Leave out all pictures and return, exactly as written, the lines from the line containing "Output the component" to the line containing "const data = categories.map((c, i)", both ends kept.

──────────────────────────────

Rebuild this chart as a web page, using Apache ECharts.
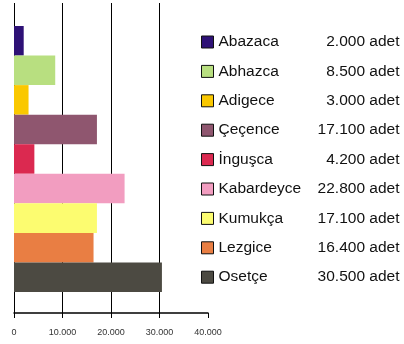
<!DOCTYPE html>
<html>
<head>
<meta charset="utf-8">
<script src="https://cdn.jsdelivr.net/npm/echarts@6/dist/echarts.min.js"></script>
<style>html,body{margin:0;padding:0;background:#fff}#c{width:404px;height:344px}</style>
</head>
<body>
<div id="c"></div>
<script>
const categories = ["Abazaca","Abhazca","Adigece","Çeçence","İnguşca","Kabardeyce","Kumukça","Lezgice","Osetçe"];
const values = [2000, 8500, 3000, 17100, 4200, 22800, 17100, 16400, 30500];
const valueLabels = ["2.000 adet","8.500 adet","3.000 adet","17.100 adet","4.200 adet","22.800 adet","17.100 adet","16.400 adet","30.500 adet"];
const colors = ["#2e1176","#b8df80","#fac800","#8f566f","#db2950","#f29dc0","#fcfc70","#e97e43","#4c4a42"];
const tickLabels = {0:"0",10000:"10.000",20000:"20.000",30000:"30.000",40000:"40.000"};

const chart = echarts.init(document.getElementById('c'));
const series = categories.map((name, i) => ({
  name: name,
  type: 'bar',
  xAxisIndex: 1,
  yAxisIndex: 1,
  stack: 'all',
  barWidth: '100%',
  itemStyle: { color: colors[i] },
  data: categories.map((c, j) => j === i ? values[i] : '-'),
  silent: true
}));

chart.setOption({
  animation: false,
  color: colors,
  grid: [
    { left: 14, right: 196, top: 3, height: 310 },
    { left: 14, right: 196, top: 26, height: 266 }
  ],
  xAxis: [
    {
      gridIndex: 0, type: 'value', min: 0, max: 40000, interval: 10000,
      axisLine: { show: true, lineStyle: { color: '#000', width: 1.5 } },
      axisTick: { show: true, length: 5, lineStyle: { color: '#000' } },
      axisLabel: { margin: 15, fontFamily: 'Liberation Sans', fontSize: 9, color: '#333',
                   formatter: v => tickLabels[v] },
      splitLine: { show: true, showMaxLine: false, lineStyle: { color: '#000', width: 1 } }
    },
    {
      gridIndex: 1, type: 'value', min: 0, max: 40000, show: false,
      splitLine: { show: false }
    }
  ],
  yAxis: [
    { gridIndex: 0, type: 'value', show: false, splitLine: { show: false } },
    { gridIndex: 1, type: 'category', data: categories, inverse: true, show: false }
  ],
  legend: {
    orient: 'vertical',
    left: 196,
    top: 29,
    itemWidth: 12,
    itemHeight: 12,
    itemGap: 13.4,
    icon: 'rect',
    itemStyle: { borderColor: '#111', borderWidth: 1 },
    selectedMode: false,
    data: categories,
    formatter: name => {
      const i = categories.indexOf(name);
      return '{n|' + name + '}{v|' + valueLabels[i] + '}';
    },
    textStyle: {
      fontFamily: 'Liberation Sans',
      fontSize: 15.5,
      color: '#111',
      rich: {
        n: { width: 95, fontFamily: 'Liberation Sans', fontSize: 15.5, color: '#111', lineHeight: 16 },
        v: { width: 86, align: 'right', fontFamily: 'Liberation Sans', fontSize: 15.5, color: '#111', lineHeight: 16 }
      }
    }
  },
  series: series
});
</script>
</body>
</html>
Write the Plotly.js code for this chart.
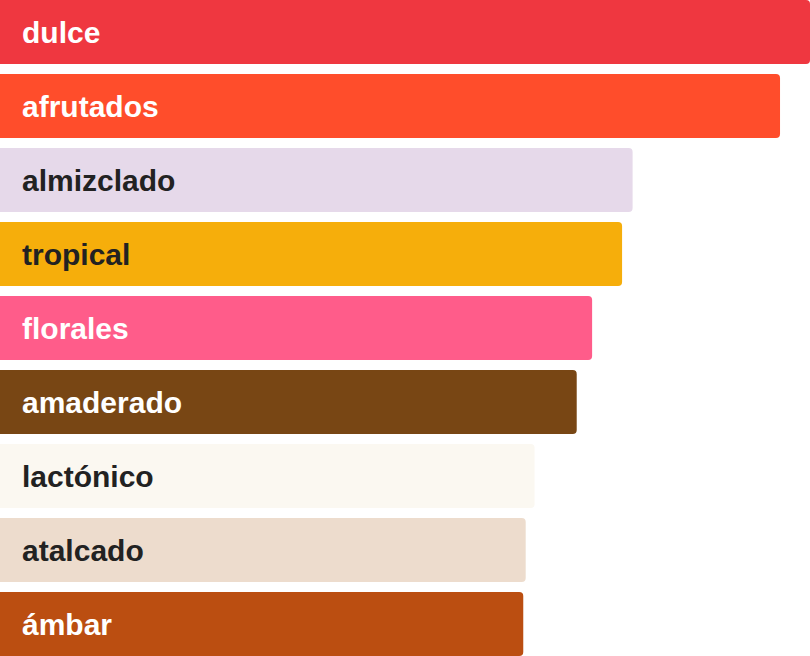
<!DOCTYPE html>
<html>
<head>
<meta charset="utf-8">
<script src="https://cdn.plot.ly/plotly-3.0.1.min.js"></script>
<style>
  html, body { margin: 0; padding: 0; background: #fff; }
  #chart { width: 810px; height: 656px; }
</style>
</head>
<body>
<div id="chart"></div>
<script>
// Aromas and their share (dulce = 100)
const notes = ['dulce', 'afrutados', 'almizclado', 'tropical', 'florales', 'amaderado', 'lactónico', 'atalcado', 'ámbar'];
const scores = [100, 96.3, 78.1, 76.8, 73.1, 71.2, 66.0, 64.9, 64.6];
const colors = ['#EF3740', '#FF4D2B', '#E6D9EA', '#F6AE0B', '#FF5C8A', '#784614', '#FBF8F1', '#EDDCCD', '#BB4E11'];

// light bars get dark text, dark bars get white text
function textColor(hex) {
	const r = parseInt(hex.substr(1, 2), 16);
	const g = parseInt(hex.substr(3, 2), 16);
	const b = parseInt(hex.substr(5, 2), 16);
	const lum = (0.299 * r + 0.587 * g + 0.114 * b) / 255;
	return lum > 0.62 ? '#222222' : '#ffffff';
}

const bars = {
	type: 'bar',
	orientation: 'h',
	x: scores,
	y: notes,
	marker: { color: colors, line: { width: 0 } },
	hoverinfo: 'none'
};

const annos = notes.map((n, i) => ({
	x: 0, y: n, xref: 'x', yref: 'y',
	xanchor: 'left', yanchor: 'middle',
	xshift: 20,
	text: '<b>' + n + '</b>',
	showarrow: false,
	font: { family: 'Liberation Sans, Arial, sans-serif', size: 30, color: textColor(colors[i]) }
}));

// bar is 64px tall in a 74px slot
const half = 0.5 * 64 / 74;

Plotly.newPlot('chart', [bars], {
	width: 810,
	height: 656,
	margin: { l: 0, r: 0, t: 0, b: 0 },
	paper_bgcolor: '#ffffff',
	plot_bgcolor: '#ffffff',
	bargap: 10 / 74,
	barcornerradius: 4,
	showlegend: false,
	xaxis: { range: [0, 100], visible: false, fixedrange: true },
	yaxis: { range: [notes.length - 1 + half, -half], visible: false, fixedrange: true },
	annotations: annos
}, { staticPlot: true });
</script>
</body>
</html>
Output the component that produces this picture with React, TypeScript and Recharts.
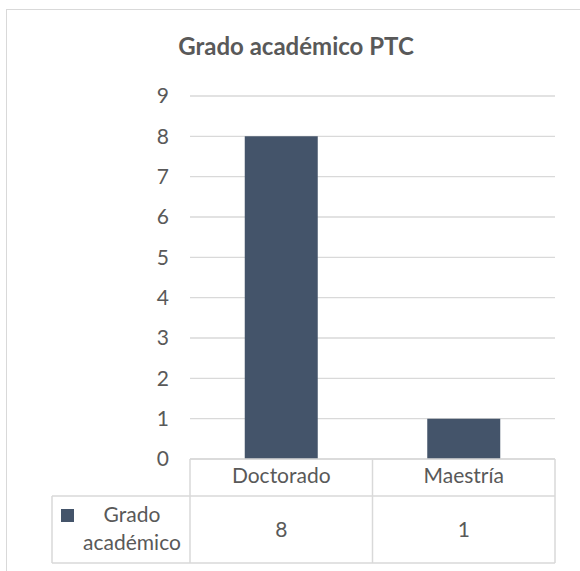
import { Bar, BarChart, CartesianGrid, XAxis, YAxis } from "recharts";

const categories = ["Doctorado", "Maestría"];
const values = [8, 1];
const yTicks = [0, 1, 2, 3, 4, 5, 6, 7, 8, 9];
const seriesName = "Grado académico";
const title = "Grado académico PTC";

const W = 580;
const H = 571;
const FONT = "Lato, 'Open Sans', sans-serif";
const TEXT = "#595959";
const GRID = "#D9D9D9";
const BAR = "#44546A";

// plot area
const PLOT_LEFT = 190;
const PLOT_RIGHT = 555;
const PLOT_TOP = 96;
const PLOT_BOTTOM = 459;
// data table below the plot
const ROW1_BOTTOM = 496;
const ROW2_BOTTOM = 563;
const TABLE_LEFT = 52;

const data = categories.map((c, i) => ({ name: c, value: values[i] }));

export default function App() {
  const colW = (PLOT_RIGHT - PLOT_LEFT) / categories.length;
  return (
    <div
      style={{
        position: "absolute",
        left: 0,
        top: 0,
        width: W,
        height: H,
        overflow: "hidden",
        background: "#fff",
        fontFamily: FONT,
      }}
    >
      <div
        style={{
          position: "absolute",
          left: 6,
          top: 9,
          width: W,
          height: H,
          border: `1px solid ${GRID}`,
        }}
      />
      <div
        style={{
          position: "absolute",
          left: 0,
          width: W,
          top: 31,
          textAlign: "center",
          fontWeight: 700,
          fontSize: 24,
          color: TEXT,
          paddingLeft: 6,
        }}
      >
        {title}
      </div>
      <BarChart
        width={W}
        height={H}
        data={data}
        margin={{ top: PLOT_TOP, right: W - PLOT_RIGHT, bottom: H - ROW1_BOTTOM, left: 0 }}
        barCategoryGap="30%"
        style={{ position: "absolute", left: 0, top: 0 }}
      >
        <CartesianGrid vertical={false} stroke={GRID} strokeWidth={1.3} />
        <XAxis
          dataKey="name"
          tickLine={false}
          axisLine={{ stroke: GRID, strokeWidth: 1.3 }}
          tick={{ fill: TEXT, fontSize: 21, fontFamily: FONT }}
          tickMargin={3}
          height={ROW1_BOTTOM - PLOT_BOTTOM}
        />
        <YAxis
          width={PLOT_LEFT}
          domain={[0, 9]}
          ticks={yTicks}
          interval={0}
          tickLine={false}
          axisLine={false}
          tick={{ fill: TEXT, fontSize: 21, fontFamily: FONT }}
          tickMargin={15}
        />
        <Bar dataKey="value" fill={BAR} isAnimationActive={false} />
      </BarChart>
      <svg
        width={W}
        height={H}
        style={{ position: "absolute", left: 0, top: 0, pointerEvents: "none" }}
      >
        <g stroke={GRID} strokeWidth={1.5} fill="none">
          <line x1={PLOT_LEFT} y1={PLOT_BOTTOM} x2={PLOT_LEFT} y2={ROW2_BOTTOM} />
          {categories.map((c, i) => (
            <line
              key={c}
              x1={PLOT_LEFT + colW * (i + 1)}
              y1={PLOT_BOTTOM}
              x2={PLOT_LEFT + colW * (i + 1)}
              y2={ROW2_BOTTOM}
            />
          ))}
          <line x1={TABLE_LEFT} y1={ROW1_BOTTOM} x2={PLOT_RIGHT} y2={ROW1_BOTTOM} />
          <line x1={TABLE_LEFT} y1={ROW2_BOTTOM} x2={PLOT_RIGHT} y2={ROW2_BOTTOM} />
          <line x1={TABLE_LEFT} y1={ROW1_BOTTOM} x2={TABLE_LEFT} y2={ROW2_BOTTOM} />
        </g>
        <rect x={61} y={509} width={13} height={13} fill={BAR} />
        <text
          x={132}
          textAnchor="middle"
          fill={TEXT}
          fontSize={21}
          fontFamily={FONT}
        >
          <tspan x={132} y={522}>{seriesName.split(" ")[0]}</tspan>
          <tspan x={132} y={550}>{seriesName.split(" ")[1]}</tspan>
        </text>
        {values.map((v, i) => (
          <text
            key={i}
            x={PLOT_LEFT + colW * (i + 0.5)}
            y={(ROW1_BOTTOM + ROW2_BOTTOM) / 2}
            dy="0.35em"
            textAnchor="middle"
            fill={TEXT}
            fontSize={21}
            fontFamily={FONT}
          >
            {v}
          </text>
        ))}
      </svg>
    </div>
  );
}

──────────────────────────────

> Problem solution
Output the component that produces this picture with React, TypeScript and Recharts.
import { Bar, BarChart, CartesianGrid, XAxis, YAxis } from "recharts";

const categories = ["Doctorado", "Maestría"];
const values = [8, 1];
const yTicks = [0, 1, 2, 3, 4, 5, 6, 7, 8, 9];
const seriesName = "Grado académico";
const title = "Grado académico PTC";

const W = 580;
const H = 571;
const FONT = "Lato, 'Open Sans', sans-serif";
const TEXT = "#595959";
const GRID = "#D9D9D9";
const BAR = "#44546A";

// plot area
const PLOT_LEFT = 190;
const PLOT_RIGHT = 555;
const PLOT_TOP = 96;
const PLOT_BOTTOM = 459;
// data table below the plot
const ROW1_BOTTOM = 496;
const ROW2_BOTTOM = 563;
const TABLE_LEFT = 52;

const data = categories.map((c, i) => ({ name: c, value: values[i] }));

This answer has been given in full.